In the last few years the big blockbuster, AAA titles have dominated the market. There isn’t a month that goes by where we don’t hear about a Battlefield, Call of Duty or Halo title, either retrospectively or looking forward. But in the last few months several gems of indie development have climbed into view and shown the big developers what can be achieved with only a fraction of the budget and technology. One of these gems was Virginia, but another title has stepped into view.

Furi is a sword-swinging game with a difference. There are no goons or middlemen to slay, no puzzles to solve, no endlessly spawning minions to cleave through. Furi is all about boss fights. Created as a weapon, it’s down to you and your swordsmanship to get out of your vast prison by defeating several bosses in turn, all while being encouraged by a rabbit mask wearing individual who provides supportive and encouraging dialogue. The story itself is relatively straightforward: You are a prisoner of exceptional talent and you need to escape from your domineering line management.

Combat can be fast and frenetic or slow and purposeful
Combat can be fast and frenetic or slow and purposeful

Furi’s main strength is its combat. It’s easy to mistake this for nothing more than a button masher. But it’s far more than that. Bosses can’t be defeated by endless thumb smashing and trigger pulling, they can only be defeated by using what you have learned before and in the right way. Some bosses are impervious to simple sword slashes, but when used in conjunction with other moves, they might just work. It forces you to analyse and study your opponent, learning what sequences work and when to use them. Get it all correct and you’ll eventually emerge from the fight triumphant. I say eventually because each fight isn’t a few minutes of expert sequence mashing, fights can last up to thirty minutes and more. It’s as much about the combat as it is about patience and study, much like a true martial arts master or samurai.

Unlike Call of Duty, you don’t instantly become a death dealing war machine here, you learn over the first five or ten minutes of each encounter and then you apply that to your method. And don’t be mistaken for thinking this is about destroying a weapon here or hitting the opponents’ arm there. This is all about skill and timing, and not aiming for the highlighted weak spot because there are none. It’s all about technique.

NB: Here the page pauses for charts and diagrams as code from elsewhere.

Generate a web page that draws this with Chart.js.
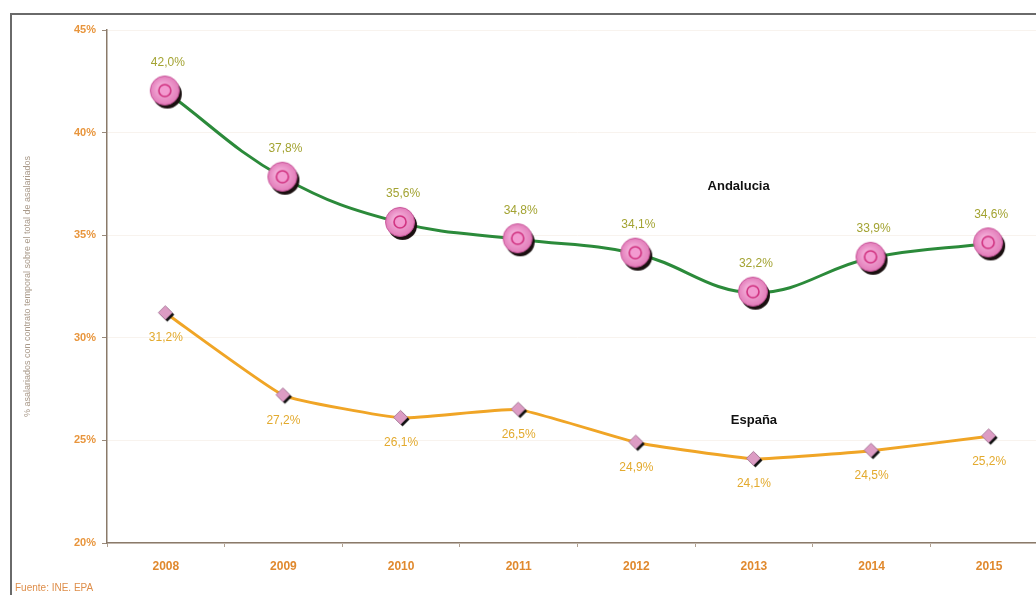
<!DOCTYPE html>
<html>
<head>
<meta charset="utf-8">
<script src="https://cdn.jsdelivr.net/npm/chart.js@4/dist/chart.umd.min.js"></script>
<style>
html,body{margin:0;padding:0;background:#fff;overflow:hidden;width:1036px;height:595px;}
#wrap{position:absolute;left:0;top:0;width:1066px;height:595px;}
</style>
</head>
<body>
<div id="wrap"><canvas id="c" width="1066" height="595"></canvas></div>
<script>
const years = ['2008','2009','2010','2011','2012','2013','2014','2015'];
const andalucia = [42.0, 37.8, 35.6, 34.8, 34.1, 32.2, 33.9, 34.6];
const espana = [31.2, 27.2, 26.1, 26.5, 24.9, 24.1, 24.5, 25.2];
const yTicks = [20, 25, 30, 35, 40, 45];
const seriesNames = ['Andalucia', 'España'];
const yTitle = '% asalariados con contrato temporal sobre el total de asalariados';
const source = 'Fuente: INE. EPA';

function makeCircle(){
  const c = document.createElement('canvas'); c.width = 40; c.height = 40;
  const g = c.getContext('2d');
  g.fillStyle = '#1a1010';
  g.beginPath(); g.arc(21.5, 22.5, 14.5, 0, Math.PI*2); g.fill();
  const grd = g.createRadialGradient(16,16,2,19,19,15);
  grd.addColorStop(0,'#f6b6de'); grd.addColorStop(1,'#e27ab8');
  g.fillStyle = grd; g.strokeStyle = '#c8559a'; g.lineWidth = 1;
  g.beginPath(); g.arc(19, 19, 14.5, 0, Math.PI*2); g.fill(); g.stroke();
  g.fillStyle = '#f39ad0'; g.strokeStyle = '#d0307f'; g.lineWidth = 1.6;
  g.beginPath(); g.arc(19, 19, 6, 0, Math.PI*2); g.fill(); g.stroke();
  return c;
}
function makeDiamond(){
  const c = document.createElement('canvas'); c.width = 20; c.height = 20;
  const g = c.getContext('2d');
  const d = (cx,cy,r)=>{g.beginPath();g.moveTo(cx,cy-r);g.lineTo(cx+r,cy);g.lineTo(cx,cy+r);g.lineTo(cx-r,cy);g.closePath();};
  g.fillStyle = '#111'; d(11.5,11.5,7); g.fill();
  g.fillStyle = '#dc9cc4'; g.strokeStyle = '#a07090'; g.lineWidth = 0.8; d(9.5,9.5,7); g.fill(); g.stroke();
  return c;
}
const circleImg = makeCircle();
const diamondImg = makeDiamond();

const fmt = v => v.toFixed(1).replace('.', ',') + '%';

const extras = {
  id: 'extras',
  beforeDraw(chart){
    const g = chart.ctx;
    g.save();
    g.strokeStyle = '#6a6a6a'; g.lineWidth = 2;
    g.beginPath(); g.moveTo(11, 600); g.lineTo(11, 14); g.lineTo(1066, 14); g.stroke();
    g.restore();
  },
  afterDatasetsDraw(chart){
    const g = chart.ctx;
    g.save();
    g.font = '12px "Liberation Sans", Arial, sans-serif';
    g.textAlign = 'center'; g.textBaseline = 'middle';
    const m0 = chart.getDatasetMeta(0), m1 = chart.getDatasetMeta(1);
    m0.data.forEach((p,i)=>{ g.fillStyle = '#a3a332'; g.fillText(fmt(andalucia[i]), p.x+2, p.y-29); });
    m1.data.forEach((p,i)=>{ g.fillStyle = '#e3aa2e'; g.fillText(fmt(espana[i]), p.x, p.y+25); });
    const xs = chart.scales.x, ys = chart.scales.y;
    g.fillStyle = '#111';
    g.font = 'bold 13px "Liberation Sans", Arial, sans-serif';
    g.fillText(seriesNames[0], xs.getPixelForValue(4.87), ys.getPixelForValue(37.4));
    g.fillText(seriesNames[1], xs.getPixelForValue(5.0), ys.getPixelForValue(25.95));
    g.font = '10px "Liberation Sans", Arial, sans-serif';
    g.textAlign = 'left'; g.fillStyle = '#de8e4a';
    g.fillText(source, 15, 588);
    g.restore();
  }
};

new Chart(document.getElementById('c'), {
  type: 'line',
  data: {
    labels: years,
    datasets: [
      { label: seriesNames[0], data: andalucia, borderColor: '#2b8a3a', borderWidth: 3,
        tension: 0.4, pointStyle: circleImg, pointRadius: 15, pointHoverRadius: 15 },
      { label: seriesNames[1], data: espana, borderColor: '#f0a526', borderWidth: 3,
        tension: 0.12, pointStyle: diamondImg, pointRadius: 7, pointHoverRadius: 7 }
    ]
  },
  options: {
    responsive: false, animation: false,
    layout: { padding: { left: 0, top: 30, right: 11, bottom: 0 } },
    plugins: { legend: { display: false }, tooltip: { enabled: false } },
    scales: {
      x: {
        offset: true,
        afterFit: s => { s.height = 52; },
        grid: { drawOnChartArea: false, tickLength: 4, tickColor: '#b0a090', offset: true },
        border: { color: '#8a7a6a', width: 1.5 },
        ticks: { color: '#e0892e', padding: 12, font: { family: '"Liberation Sans", Arial, sans-serif', size: 12, weight: 'bold' } }
      },
      y: {
        min: 20, max: 45,
        afterFit: s => { s.width = 107; },
        afterBuildTicks: s => { s.ticks = yTicks.map(v => ({ value: v })); },
        grid: { color: '#f8f3ee', tickLength: 5, tickColor: '#9a8a7a' },
        border: { color: '#8a7a6a', width: 1.5 },
        ticks: { color: '#e8953c', padding: 6, callback: v => v + '%',
                 font: { family: '"Liberation Sans", Arial, sans-serif', size: 11, weight: 'bold' } },
        title: { display: true, text: yTitle, color: '#a89888', padding: { top: 22, bottom: 0 },
                 font: { family: '"Liberation Sans", Arial, sans-serif', size: 9 } }
      }
    }
  },
  plugins: [extras]
});
</script>
</body>
</html>
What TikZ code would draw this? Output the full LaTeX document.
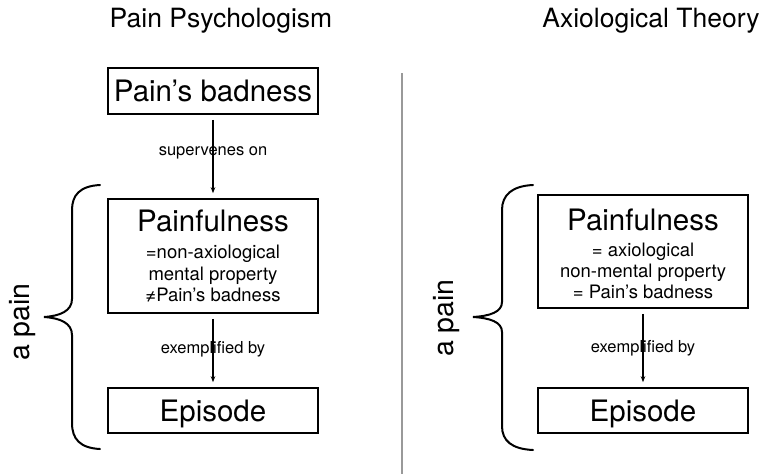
\documentclass[tikz,border=0pt]{standalone}
\usepackage{fontspec}
\setmainfont{TeX Gyre Heros}
\usetikzlibrary{arrows.meta}
\begin{document}
\begin{tikzpicture}[x=1pt,y=-1pt,
  box/.style={draw, line width=1.6pt, minimum width=210pt, inner sep=0pt},
  big/.style={font=\fontsize{29.5}{31}\selectfont},
  mid/.style={font=\fontsize{18.5}{21}\selectfont},
  lbl/.style={font=\fontsize{16.5}{18}\selectfont},
  ttl/.style={font=\fontsize{26.5}{28}\selectfont},
  side/.style={font=\fontsize{28.5}{30}\selectfont, rotate=90},
  conn/.style={line width=1.1pt, -{Stealth[length=6pt,width=4.5pt]}, shorten <=5pt, shorten >=5pt},
  bracestroke/.style={line width=2pt, line cap=round},
  sep/.style={draw=black!40, line width=1.3pt}]
\useasboundingbox (0,0) rectangle (765,474);

% titles
\node[ttl, anchor=base] (t1) at (221,27) {Pain Psychologism};
\node[ttl, anchor=base] (t2) at (651,27) {Axiological Theory};

% separator
\coordinate (s1) at (402,73);
\coordinate (s2) at (402,474);
\draw[sep] (s1) -- (s2);

% ---------------- left ----------------
\node[box, big, minimum height=46pt, text height=21pt, text depth=0pt] (pb) at (213,91) {Pain’s badness};
\node[box, minimum height=114pt] (pf) at (213,256) {};
\node[big, anchor=base] (pft) at (213,231) {Painfulness};
\node[mid, anchor=base] (pf1) at (213,258) {=non-axiological};
\node[mid, anchor=base] (pf2) at (213,280) {mental property};
\node[mid, anchor=base] (pf3) at (213,301.5) {≠Pain’s badness};
\node[box, big, minimum height=45pt, text height=21pt, text depth=0pt] (ep) at (213,410.5) {Episode};

\draw[conn] (pb) -- (pf);
\draw[conn] (pf) -- (ep);
\node[lbl, anchor=base] (l1) at (213,155) {supervenes on};
\node[lbl, anchor=base] (l2) at (213,353) {exemplified by};

\draw[bracestroke] (100,185) .. controls (80,186) and (72,195) .. (72,210) -- (72,299)
  .. controls (72,311) and (60,316) .. (44,317)
  .. controls (60,318) and (72,323) .. (72,335) -- (72,423)
  .. controls (72,439) and (80,448) .. (100,449);
\node[side] (ap1) at (23,322) {a pain};

% ---------------- right ----------------
\node[box, minimum height=113pt] (rpf) at (643,251.5) {};
\node[big, anchor=base] (rpft) at (643,230) {Painfulness};
\node[mid, anchor=base] (rpf1) at (643,256) {= axiological};
\node[mid, anchor=base] (rpf2) at (643,277) {non-mental property};
\node[mid, anchor=base] (rpf3) at (643,298.5) {= Pain’s badness};
\node[box, big, minimum height=45pt, text height=21pt, text depth=0pt] (rep) at (643,410.5) {Episode};

\draw[conn] (rpf) -- (rep);
\node[lbl, anchor=base] (l3) at (643,352) {exemplified by};

\draw[bracestroke] (533,185) .. controls (512,186) and (502,195) .. (502,210) -- (502,302)
  .. controls (502,312) and (490,316) .. (473,317)
  .. controls (490,318) and (502,322) .. (502,332) -- (502,426)
  .. controls (502,441) and (512,449) .. (533,450);
\node[side] (ap2) at (447,318) {a pain};
\end{tikzpicture}
\end{document}
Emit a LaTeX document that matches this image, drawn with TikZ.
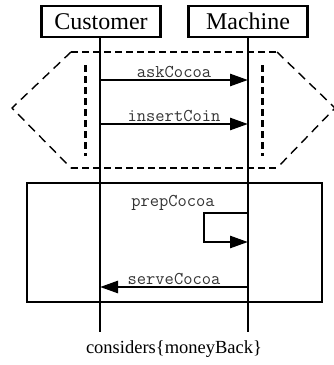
\documentclass[tikz,border=0pt]{standalone}
\usepackage{fontspec}
\setmainfont{Liberation Serif}
\usetikzlibrary{arrows.meta}
\tikzset{
  actor/.style={draw, line width=2.6pt, minimum width=119pt, minimum height=31pt,
    inner sep=0pt, font=\fontsize{24}{26}\selectfont},
  lifeline/.style={line width=2.6pt},
  msg/.style={line width=2.6pt, -{Triangle[length=18pt,width=12pt]}},
  msglabel/.style={font=\ttfamily\fontsize{18}{18}\selectfont, inner sep=1pt, text=black!80},
  regionedge/.style={line width=2.4pt, dash pattern=on 7pt off 4pt},
  regionside/.style={line width=1.4pt, dash pattern=on 9pt off 6pt},
  guard/.style={line width=3pt, dash pattern=on 7pt off 4pt},
  frame/.style={line width=1.2pt},
}
\begin{document}
\begin{tikzpicture}[x=1pt,y=-1pt]
\useasboundingbox (0,0) rectangle (333,365);

% participants
\node[actor] (cust) at (101,21.5) {Customer};
\node[actor] (mach) at (248,21.5) {Machine};

% lifeline ends
\coordinate (custEnd) at (100,332);
\coordinate (machEnd) at (248,332);
\draw[lifeline] (cust.south -| custEnd) -- (custEnd);
\draw[lifeline] (mach.south) -- (machEnd);

% dashed hexagonal region: heavy top and bottom, light slanted sides
\coordinate (hTL) at (71,52);  \coordinate (hTR) at (277,52);
\coordinate (hBL) at (71,168); \coordinate (hBR) at (277,168);
\coordinate (hL) at (12,108);  \coordinate (hR) at (335,108);
\draw[regionedge] (hTL) -- (hTR);
\draw[regionedge] (hBL) -- (hBR);
\draw[regionside] (hTR) -- (hR) -- (hBR);
\draw[regionside] (hTL) -- (hL) -- (hBL);

% thick dashed guards
\coordinate (gl1) at (85,65);  \coordinate (gl2) at (85,156);
\coordinate (gr1) at (262,65); \coordinate (gr2) at (262,156);
\draw[guard] (gl1) -- (gl2);
\draw[guard] (gr1) -- (gr2);

% plain frame
\draw[frame] (27,183) rectangle (322,302);

% messages
\coordinate (c1) at (100,80);  \coordinate (m1) at (248,80);
\coordinate (c2) at (100,124); \coordinate (m2) at (248,124);
\coordinate (m3) at (248,213); \coordinate (m3b) at (248,242);
\coordinate (c4) at (100,287); \coordinate (m4) at (248,287);

\draw[msg] (c1) -- node[msglabel, above] {askCocoa} (m1);
\draw[msg] (c2) -- node[msglabel, above] {insertCoin} (m2);
\draw[msg] (m3) -- (204,213) -- (204,242) -- (m3b);
\node[msglabel, anchor=south] (prep) at (173,212) {prepCocoa};
\draw[msg] (m4) -- node[msglabel, above] {serveCocoa} (c4);

% bottom note
\node[font=\fontsize{18.5}{20}\selectfont] (note) at (174,349) {considers\{moneyBack\}};
\end{tikzpicture}
\end{document}
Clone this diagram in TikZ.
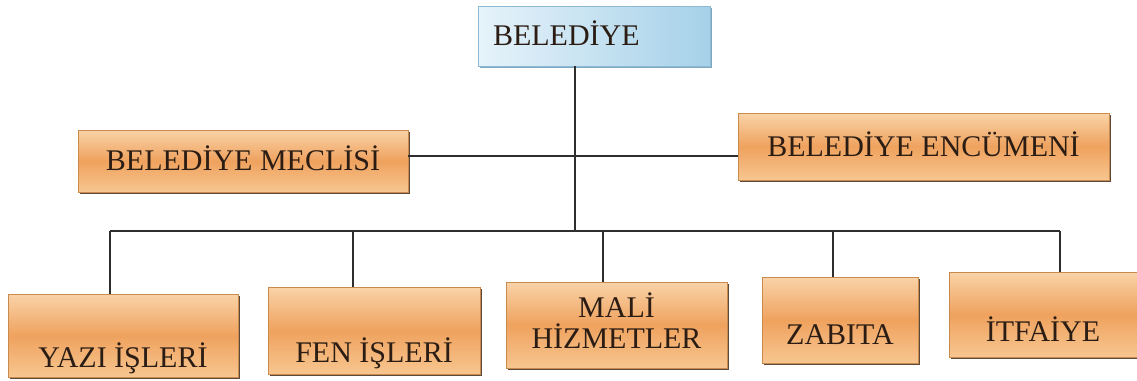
\documentclass[tikz,border=0pt]{standalone}
\usepackage{fontspec}
\setmainfont{Liberation Serif}
\usetikzlibrary{shadows}
\definecolor{boxtop}{HTML}{F9D3A8}
\definecolor{boxmid}{HTML}{EFA25E}
\definecolor{boxbot}{HTML}{F7C690}
\definecolor{boxline}{HTML}{C98A4E}
\definecolor{shadowc}{HTML}{5E4A3A}
\definecolor{txt}{HTML}{2B1D14}
\definecolor{bluel}{HTML}{E6F3FA}
\definecolor{bluer}{HTML}{A6D1E9}
\definecolor{blueline}{HTML}{8DB9D2}
\definecolor{blueshadow}{HTML}{7FA9C2}
\definecolor{linec}{HTML}{2E2E2E}
\begin{document}
\begin{tikzpicture}[x=0.75pt,y=-0.75pt,
  basebox/.style={line width=0.5pt, font=\fontsize{22.5}{23}\selectfont, text=txt,
    inner sep=0pt, text height=14.8pt, text depth=0pt},
  obox/.style={basebox, draw=boxline, top color=boxtop, bottom color=boxbot, middle color=boxmid,
    general shadow={fill=shadowc, shadow xshift=1.6pt, shadow yshift=-1.8pt}},
  bbox/.style={basebox, draw=blueline, left color=bluel, right color=bluer,
    general shadow={fill=blueshadow, shadow xshift=1.2pt, shadow yshift=-1.5pt}},
  conn/.style={draw=linec, line width=0.9pt}]
\useasboundingbox (0,0) rectangle (1137,380);

\node[bbox, minimum height=45pt, inner xsep=11.25pt, text width=151.5pt, align=left] (bel) at (594,36) {BELEDİYE};
\node[obox, minimum width=247.5pt, minimum height=46.5pt] (mec) at (243,161) {BELEDİYE MECLİSİ};
\node[obox, minimum width=278.25pt, minimum height=50.25pt] (enc) at (923.5,146.5) {BELEDİYE ENCÜMENİ};

\node[obox, minimum width=172.5pt, minimum height=62.25pt, text height=47.6pt] (yazi) at (123,335.5) {YAZI İŞLERİ};
\node[obox, minimum width=159pt, minimum height=65.25pt, text height=48pt] (fen) at (374,330.5) {FEN İŞLERİ};
\node[obox, minimum width=165.75pt, minimum height=64.5pt, text height=37.5pt, text depth=3pt, align=center] (mali) at (616.5,325) {MALİ\\HİZMETLER};
\node[obox, minimum width=117pt, minimum height=64.5pt, text height=37pt] (zab) at (840,320) {ZABITA};
\node[obox, minimum width=141pt, minimum height=63.75pt, text height=40.6pt] (itf) at (1043,314.5) {İTFAİYE};

\coordinate (mid) at (575,156);
\coordinate (trunk) at (575,231);
\coordinate (d1) at (110,231);
\coordinate (d2) at (353,231);
\coordinate (d3) at (603,231);
\coordinate (d4) at (833,231);
\coordinate (d5) at (1060,231);

\draw[conn] (bel.south -| trunk) -- (trunk);
\draw[conn] (mec.east |- mid) -- (enc.west |- mid);
\draw[conn] (d1) -- (d5);
\draw[conn] (d1) -- (d1 |- yazi.north);
\draw[conn] (d2) -- (d2 |- fen.north);
\draw[conn] (d3) -- (d3 |- mali.north);
\draw[conn] (d4) -- (d4 |- zab.north);
\draw[conn] (d5) -- (d5 |- itf.north);
\end{tikzpicture}
\end{document}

There are, however, some aspects to this approach that can be intrusive. Even though the combat doesn’t involve button mashing I found myself wanting to simply swoop in, mash away with a few swings of the sword and then leap out of harms way. But that’s not possible here. Well, it is, but it simply won’t work. And I found myself missing that aspect of gameplay. The fights are demanding, especially on the regular or more difficult setting, where a fight can easily last up to an hour. And if you lose a fight after 45 minutes of hard work it’s extremely off putting. The need to learn various moves and patterns with which to fight your opponent also disrupts the flow of the game, as you inevitably end up experimenting with various techniques to see if they work in certain combinations. And although the game forces you to innovate, it’s all done according to the game’s pre-scripted sequences instead of allowing you to fully innovate mid-combat.

Go on, walk through. What's the worst that could happen?
Go on, walk through the portal. What’s the worst that could happen?

Having said that, even though the combat is long and demanding it’s thoroughly rewarding when your hard work pays off, and I found myself hurling expletives at the television and punching the air on more than one occasion after each boss. Your hard work really is rewarded, not by anything unlockable such as new weapons, skins or gear, because there isn’t any, but by a real sense of achievement.

Each new encounter requires a bespoke approach. Combat usually begins with prompts and then it’s down to you to piece it all together. The first fight is relatively straightforward, sort of. Well, as straightforward as can be in Furi. After learning the initial moves, such as charged slashes, shooting, and dashing, I used all of these in the right sequence and combination to get the edge. But you have to maintain it and watch what the boss is doing, because they inevitably change their approach slightly and you have to do the same. And I like that. Study, fight, win. That’s the aim here, but timing is crucial. Mess up a move or fail to block at the right moment and you’ll be in danger of losing out, but you do at least get quite a bit of health and several opportunities to avoid defeat, so it’s not what I would call intentionally cruel or a steep learning curve.

That road ain't gonna walk itself.
That road ain’t gonna walk itself.

The visuals are bright and distinct, even though they are nothing unusual. Everything comes across as familiar but distinctive, and the audio is a mix of moody or energetic tracks. Luckily, though, it’s not just a seemingly endless series of fights. There is exposition between each encounter, allowing you to learn more about your situation and surroundings, and the unusual rabbit mask-wearing character that tags along. Each boss is also very different, with their own fight style, and aesthetic. And each area also varies to some degree, requiring additional thought for those encounters that don’t involve a simple circle-shaped arena.

Furi is a fighting game that offers something different, a new approach to hack and slash. It forces you to think instead of bruising your fingers and thumbs on your controller. This approach occasionally disrupts the flow of the experience, but overall it doesn’t impair the game. If you’re looking for something different to wall running in Titanfall or endless questing in Destiny, this might well be your bag, baby!